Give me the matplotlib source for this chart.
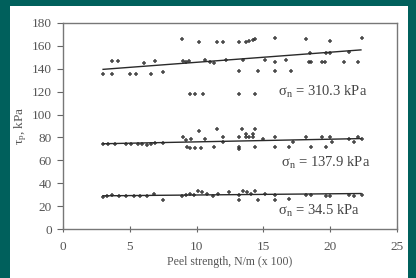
import numpy as np
import matplotlib
matplotlib.use("Agg")
import matplotlib.pyplot as plt
from matplotlib.patches import Rectangle

# --- data --------------------------------------------------------------
# sigma_n = 310.3 kPa
x_high = [3.0, 3.7, 3.7, 4.1, 5.0, 5.5, 6.1, 6.6, 6.9, 7.5, 8.9, 9.0, 9.2, 9.4,
          9.5, 9.9, 10.5, 10.2, 10.6, 11.0, 11.3, 11.5, 12.0, 12.2, 13.2, 13.2,
          13.2, 13.5, 13.7, 13.9, 14.2, 14.4, 14.4, 14.6, 15.1, 15.9, 15.9, 15.9,
          16.7, 17.1, 18.2, 18.4, 18.5, 18.6, 19.4, 19.6, 19.7, 20.0, 20.0, 21.0,
          21.4, 22.1, 22.4]
y_high = [135, 135, 147, 147, 135, 135, 145, 135, 147, 137, 166, 147, 146, 147,
          118, 118, 118, 163, 148, 146, 145, 163, 163, 148, 138, 118, 163, 148,
          163, 164, 165, 166, 118, 138, 148, 146, 138, 167, 148, 138, 166, 146,
          154, 146, 146, 146, 154, 154, 164, 146, 155, 146, 167]

# sigma_n = 137.9 kPa
x_mid = [3.0, 3.4, 3.9, 4.7, 5.1, 5.6, 5.9, 6.3, 6.6, 6.9, 7.5, 9.0, 9.2, 9.3,
         9.6, 9.5, 9.9, 10.3, 10.2, 10.6, 11.3, 11.5, 12.0, 12.0, 13.2, 13.2,
         13.2, 13.4, 13.7, 13.9, 14.2, 13.7, 14.2, 14.4, 14.4, 15.0, 15.9, 15.9,
         16.9, 17.2, 18.2, 18.6, 19.4, 19.7, 20.0, 20.1, 21.4, 21.8, 22.1, 22.4]
y_mid = [74, 74, 74, 74, 74, 74, 74, 73, 74, 75, 75, 80, 78, 72,
         79, 71, 71, 71, 86, 79, 72, 87, 80, 76, 80, 72,
         70, 87, 80, 80, 80, 83, 83, 87, 72, 79, 80, 72,
         72, 76, 80, 72, 80, 72, 80, 76, 79, 76, 80, 79]

# sigma_n = 34.5 kPa
x_low = [3.0, 3.3, 3.7, 4.2, 4.7, 5.3, 5.8, 6.3, 6.8, 7.5, 8.9, 9.2, 9.5, 9.8,
         10.1, 10.4, 10.8, 11.2, 11.6, 12.4, 13.2, 13.2, 13.5, 13.8, 14.1, 14.4,
         14.6, 15.1, 15.9, 15.9, 16.9, 18.2, 18.6, 19.7, 20.0, 21.4, 21.8, 22.4]
y_low = [28, 29, 30, 29, 29, 29, 29, 29, 31, 25, 29, 30, 31, 30,
         33, 32, 31, 29, 31, 32, 30, 25, 33, 32, 31, 33,
         25, 31, 30, 25, 26, 30, 30, 29, 29, 30, 29, 30]

# fitted trend lines (end points)
fit_x = [3.0, 22.3]
fit_high = [139.5, 156.5]
fit_mid = [74.5, 79.0]
fit_low = [29.0, 31.0]

labels = [r"$\mathregular{\sigma_n}$ = 310.3 kPa", r"$\mathregular{\sigma_n}$ = 137.9 kPa",
          r"$\mathregular{\sigma_n}$ = 34.5 kPa"]
label_pos = [(16.1, 116), (16.3, 54), (16.1, 12)]

# --- figure --------------------------------------------------------------
plt.rcParams["font.family"] = "Liberation Serif"
plt.rcParams["mathtext.fontset"] = "stix"

W, H = 416, 278
fig = plt.figure(figsize=(W / 100, H / 100), dpi=100, facecolor="#00605c")
fig.patches.append(Rectangle((10 / W, 0), 398 / W, 272 / H, transform=fig.transFigure,
                             facecolor="white", edgecolor="none", zorder=-10))

ax = fig.add_axes([63 / W, 1 - 229 / H, 334 / W, 206 / H])
ax.set_facecolor("white")

ink = "#2a2a2a"
for xs, ys, fy in [(x_high, y_high, fit_high), (x_mid, y_mid, fit_mid), (x_low, y_low, fit_low)]:
    ax.plot(xs, ys, "+", color=ink, ms=3.5, mew=1.1, alpha=0.85)
    ax.plot(fit_x, fy, "-", color=ink, lw=1.0)

for txt, (tx, ty) in zip(labels, label_pos):
    ax.text(tx, ty, txt, fontsize=10.5, color="#444444")

ax.set_xlim(0, 25)
ax.set_ylim(0, 180)
ax.set_xticks([0, 5, 10, 15, 20, 25])
ax.set_yticks(np.arange(0, 181, 20))
ax.tick_params(axis="both", labelsize=9.5, labelcolor="#555555", color="#666666", length=4)
ax.tick_params(axis="x", direction="inout", pad=7)
ax.tick_params(axis="y", direction="out", pad=4)
for s in ax.spines.values():
    s.set_color("#777777")
    s.set_linewidth(1.0)

ax.set_xlabel("Peel strength, N/m (x 100)", fontsize=8.5, color="#555555", labelpad=2)
ax.set_ylabel(r"$\mathregular{\tau_p}$, kPa", fontsize=9.5, color="#555555", labelpad=2)

fig.savefig("out.png", dpi=100, facecolor=fig.get_facecolor())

──────

Take the material above from its first line through the line holding "from matplotlib.patches import Rectangle" and set it down exactly, without the pictures.

Give me the matplotlib source for this chart.
import numpy as np
import matplotlib
matplotlib.use("Agg")
import matplotlib.pyplot as plt
from matplotlib.patches import Rectangle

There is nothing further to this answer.